Important: Your investor classification shapes legal documentation, offering exemptions, and your ability to advertise or publicly promote the token. It also sets your ongoing compliance obligations and reporting frequency.
Target Investor Markets
Identify the geographic markets and jurisdictions where you intend to offer your tokenized securities. Each region has its own framework governing who can invest, how offerings must be structured, and what compliance obligations apply. Selecting target markets early lets you map the correct exemptions, onboarding standards, and marketing limitations so the offering is both compliant and scalable — the raise planner helps you match jurisdictions to the exemptions that fit your offering.
- North America — United States and Canada. Regulated under frameworks such as Reg D, Reg A+ (Tier 1 up to $20M, Tier 2 up to $75M), Reg S, Reg CF, and Canada’s NI 45-106. Highly developed capital markets with strict rules for retail participation.
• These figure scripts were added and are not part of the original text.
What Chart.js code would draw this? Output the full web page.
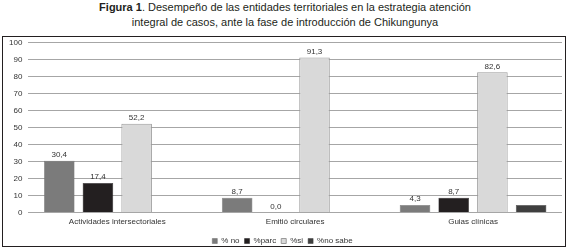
<!DOCTYPE html>
<html lang="es">
<head>
    <meta charset="UTF-8">
    <title>Figura 1 - Chikungunya</title>
    <script src="https://cdn.jsdelivr.net/npm/chart.js"></script>
    <style>
        body {
            margin: 0;
            background: #fff;
            font-family: "Liberation Sans", Arial, sans-serif;
        }
        .title {
            position: absolute;
            left: 0;
            top: 0;
            width: 570px;
            text-align: center;
            font-size: 11px;
            line-height: 15px;
            color: #231f20;
        }
        .chart-box {
            position: absolute;
            left: 2px;
            top: 36px;
            width: 562px;
            height: 209px;
            border: 1px solid #231f20;
            overflow: hidden;
        }
        .chart-box canvas {
            position: absolute;
            left: 0;
            top: -5px;
        }
    </style>
</head>
<body>
    <div class="title"><b>Figura 1</b>. Desempeño de las entidades territoriales en la estrategia atención<br>integral de casos, ante la fase de introducción de Chikungunya</div>
    <div class="chart-box">
        <canvas id="chart" width="562" height="223"></canvas>
    </div>

    <script>
        const categories = ['Actividades intersectoriales', 'Emitió circulares', 'Guias clínicas'];
        const pctNo = [30.4, 8.7, 4.3];
        const pctParc = [17.4, 0.0, 8.7];
        const pctSi = [52.2, 91.3, 82.6];
        const pctNoSabe = [0, 0, 4.3];
        const yTicks = [0, 10, 20, 30, 40, 50, 60, 70, 80, 90, 100];

        // labels above bars (only first three series carry values in the figure)
        const valueLabels = {
            id: 'valueLabels',
            afterDatasetsDraw(chart) {
                const ctx = chart.ctx;
                ctx.save();
                ctx.font = '8px "Liberation Sans", Arial, sans-serif';
                ctx.fillStyle = '#333';
                ctx.textAlign = 'center';
                ctx.textBaseline = 'bottom';
                chart.data.datasets.forEach((ds, i) => {
                    if (i > 2) return;
                    chart.getDatasetMeta(i).data.forEach((bar, j) => {
                        const v = ds.data[j];
                        if (v === null) return;
                        ctx.fillText(v.toFixed(1).replace('.', ','), bar.x, bar.y - 2);
                    });
                });
                ctx.restore();
            }
        };

        new Chart(document.getElementById('chart'), {
            type: 'bar',
            data: {
                labels: categories,
                datasets: [
                    { label: '% no', data: pctNo, backgroundColor: '#7b7b7b', borderColor: '#6a6a6a', borderWidth: 0.5 },
                    { label: '%parc', data: pctParc, backgroundColor: '#231f20', borderColor: '#231f20', borderWidth: 0.5 },
                    { label: '%si', data: pctSi, backgroundColor: '#d9d9d9', borderColor: '#9a9a9a', borderWidth: 1 },
                    { label: '%no sabe', data: pctNoSabe, backgroundColor: '#3f3f3f', borderColor: '#3f3f3f', borderWidth: 0.5 }
                ]
            },
            options: {
                responsive: false,
                animation: false,
                categoryPercentage: 0.87,
                barPercentage: 0.79,
                layout: { padding: { left: 0, right: 3, top: 0, bottom: 0 } },
                plugins: {
                    legend: {
                        position: 'bottom',
                        labels: {
                            boxWidth: 5,
                            boxHeight: 5,
                            padding: 5,
                            color: '#333',
                            font: { size: 8, family: '"Liberation Sans", Arial, sans-serif' }
                        }
                    },
                    tooltip: { enabled: false }
                },
                scales: {
                    x: {
                        grid: { display: false, drawTicks: false },
                        border: { display: false },
                        ticks: {
                            color: '#333',
                            padding: 5,
                            font: { size: 8, family: '"Liberation Sans", Arial, sans-serif' }
                        }
                    },
                    y: {
                        min: 0,
                        max: 100,
                        afterBuildTicks: axis => { axis.ticks = yTicks.map(v => ({ value: v })); },
                        grid: { color: '#a6a6a6', drawTicks: false },
                        border: { display: false },
                        ticks: {
                            color: '#333',
                            padding: 6,
                            font: { size: 8, family: '"Liberation Sans", Arial, sans-serif' }
                        }
                    }
                }
            },
            plugins: [valueLabels]
        });
    </script>
</body>
</html>
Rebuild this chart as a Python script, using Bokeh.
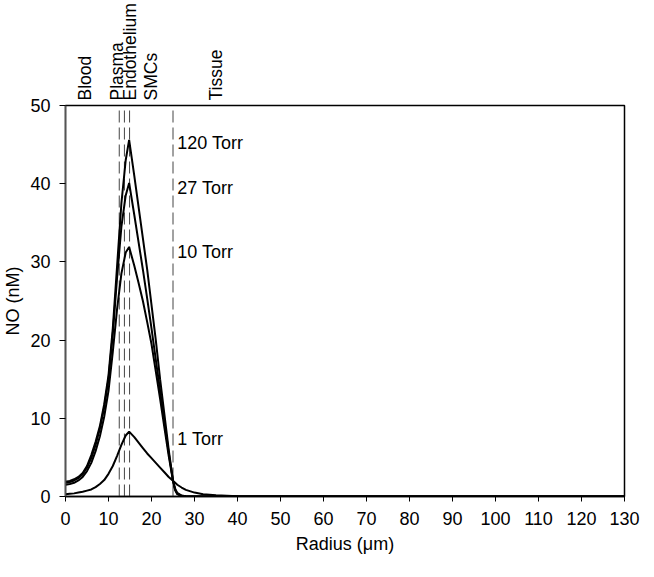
import math
from bokeh.plotting import figure
from bokeh.models import Range1d, FixedTicker, LinearAxis, AllLabels
from bokeh.core.properties import value
from bokeh.embed import file_html
from bokeh.resources import INLINE

# ---- data ----
radius = [0, 1, 2, 3, 4, 5, 6, 7, 8, 9, 10, 11, 12, 13, 14, 14.8,
          16, 17, 18, 19, 20, 21, 22, 23, 24, 25,
          25.5, 26, 27, 28, 30, 32, 35, 40, 45, 130]
no_120 = [1.9, 2.0, 2.2, 2.5, 3.0, 3.9, 5.3, 7.0, 9.0, 11.8, 15.5, 21.5, 29.5, 37.5, 43.0, 45.6,
          41.0, 37.0, 33.0, 29.0, 24.5, 20.0, 15.0, 10.5, 6.0, 2.0,
          0.8, 0.3, 0.05, 0.02, 0, 0, 0, 0, 0, 0]
no_27 = [1.75, 1.85, 2.05, 2.35, 2.85, 3.7, 4.9, 6.6, 8.7, 11.4, 15.0, 20.8, 28.0, 34.5, 38.5, 40.1,
         36.0, 32.5, 29.0, 25.3, 21.5, 17.5, 13.5, 9.5, 5.6, 2.0,
         0.85, 0.35, 0.07, 0.02, 0, 0, 0, 0, 0, 0]
no_10 = [1.5, 1.6, 1.75, 2.05, 2.5, 3.25, 4.3, 5.8, 7.7, 10.2, 13.5, 18.5, 24.0, 28.5, 31.2, 31.9,
         29.5, 27.3, 25.0, 22.3, 19.5, 16.0, 12.5, 8.8, 5.2, 2.0,
         1.0, 0.45, 0.12, 0.03, 0, 0, 0, 0, 0, 0]
no_1 = [0.3, 0.35, 0.4, 0.5, 0.6, 0.75, 0.9, 1.2, 1.6, 2.1, 2.9, 3.9, 5.2, 6.6, 7.8, 8.3,
        7.6, 6.9, 6.2, 5.5, 4.9, 4.3, 3.7, 3.1, 2.5, 2.0,
        1.75, 1.5, 1.15, 0.85, 0.5, 0.3, 0.15, 0.03, 0, 0]
series = [no_120, no_27, no_10, no_1]

curve_labels = ["120 Torr", "27 Torr", "10 Torr", "1 Torr"]
curve_label_x = [26.0, 26.0, 26.0, 26.0]
curve_label_y = [45.2, 39.5, 31.3, 7.4]

boundaries = [12.5, 13.7, 14.9, 25.0]

zone_names = ["Blood", "Plasma", "Endothelium", "SMCs", "Tissue"]
zone_x = [4.6, 12.0, 15.0, 19.9, 35.1]

x_ticks = list(range(0, 131, 10))
y_ticks = list(range(0, 51, 10))

FONT = "Liberation Sans"

p = figure(width=640, height=561, output_backend="svg", toolbar_location=None,
           x_range=Range1d(0, 130), y_range=Range1d(0, 50),
           min_border_left=61, min_border_right=16, min_border_top=104,
           min_border_bottom=65)
p.background_fill_color = "white"
p.border_fill_color = "white"
p.outline_line_color = "black"
p.outline_line_width = 1.5
p.xgrid.visible = False
p.ygrid.visible = False

for ax, ticks in ((p.xaxis, x_ticks), (p.yaxis, y_ticks)):
    ax.ticker = FixedTicker(ticks=ticks)
    ax.minor_tick_line_color = None
    ax.major_tick_in = 0
    ax.major_tick_out = 6
    ax.major_tick_line_color = "black"
    ax.axis_line_color = "black"
    ax.axis_line_width = 1.5
    ax.major_label_text_font = FONT
    ax.major_label_text_font_size = "18px"
    ax.major_label_text_color = "black"
    ax.axis_label_text_font = FONT
    ax.axis_label_text_font_size = "18px"
    ax.axis_label_text_font_style = "normal"
    ax.axis_label_text_color = "black"

p.xaxis.axis_label = "Radius (\u03bcm)"
p.yaxis.axis_label = "NO (nM)"
p.xaxis.major_tick_out = 5
p.xaxis.major_label_standoff = 10
p.xaxis.axis_label_standoff = 6
p.yaxis.major_label_standoff = 9
p.yaxis.axis_label_standoff = 4
p.yaxis.axis_line_color = "#555555"

# zone names as a label-only axis above the frame
zone_axis = LinearAxis(
    ticker=FixedTicker(ticks=zone_x),
    major_label_overrides={zx: name for zx, name in zip(zone_x, zone_names)},
    major_label_orientation=math.pi / 2,
    major_label_policy=AllLabels(),
    major_label_standoff=5,
    major_label_text_font=FONT,
    major_label_text_font_size="17.5px",
    major_label_text_color="black",
    axis_line_color=None,
    major_tick_line_color=None,
    minor_tick_line_color=None,
    major_tick_out=0, major_tick_in=0,
)
p.add_layout(zone_axis, "above")

# dashed boundaries
p.segment(x0=boundaries, y0=[0] * len(boundaries), x1=boundaries,
          y1=[50] * len(boundaries), line_color="#444444", line_width=1,
          line_dash="12 5")

# curves
for s in series:
    p.line(radius, s, line_color="black", line_width=2)

# curve labels
p.text(x=curve_label_x, y=curve_label_y, text=curve_labels,
       text_font=value(FONT), text_font_size="18px", text_color="black",
       text_align="left", text_baseline="middle")

open("out.html", "w").write(file_html(p, INLINE))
- European Union + EEA — EU member states and EEA countries. Governed by the Prospectus Regulation, MiFID II, and national securities laws. The EU-wide prospectus exemption for small offers is €1M over 12 months; member states may raise the threshold up to €8M (many set €5M or €8M), so confirm the local figure. MiCA is fully applicable to crypto-asset service providers from 30 December 2024, though security tokens generally fall under existing securities law rather than MiCA.
- United Kingdom — Post-Brexit rules under the Financial Conduct Authority (FCA), including the UK Prospectus regime under FSMA and its prospectus-exemption thresholds.
- Switzerland — Independent framework administered by FINMA, with distinct recognition of qualified investors and private placements. Small offers up to CHF 8M over 12 months are exempt under FinSA.
- Asia-Pacific (APAC) — Major markets including Singapore, Hong Kong, Japan, Australia, and South Korea. Diverse regimes, often favorable to institutional and technology-driven offerings.
- Gulf Cooperation Council (GCC) — UAE, Saudi Arabia, Qatar, Bahrain, Kuwait, and Oman. Growing digital-asset regulation that often requires local licensing or partnerships.
- Turkey & Central Eurasia — Turkey, Kazakhstan, Georgia, Armenia, and neighboring countries. Jurisdiction-specific laws with increasing openness to digital financial products.
- Latin America — Brazil, Mexico, Colombia, Argentina, and Chile. Varying regulatory maturity, often favorable for pilot programs and innovative offerings.
- Africa — South Africa, Nigeria, Kenya, Egypt, and others. Emerging digital-asset ecosystems with legal diversity and infrastructure opportunities.
- Global institutional / offshore — Institutional investors and professional counterparties outside heavily regulated retail markets, including the Cayman Islands, BVI, Bermuda, and Luxembourg.
Important: Your target-market selection guides the regulatory strategy, onboarding process, and legal structuring of the offering. In some regions, marketing or investor participation requires local representation, registration, or specific disclosures. Operating a compliant offering without the required registration or exemption can carry serious civil and, in some jurisdictions, criminal liability — verify your position with qualified securities counsel in each market.
What you carry into the next phase
By the end of Phase 1 you have a clear strategic profile: your structural model, objectives, asset class and underlying asset, an estimated value, the asset’s jurisdiction, and your target investors and markets. Phase 2 takes that profile and turns it into a concrete legal container — structuring the asset into the SPV or holding vehicle that will actually issue your security token.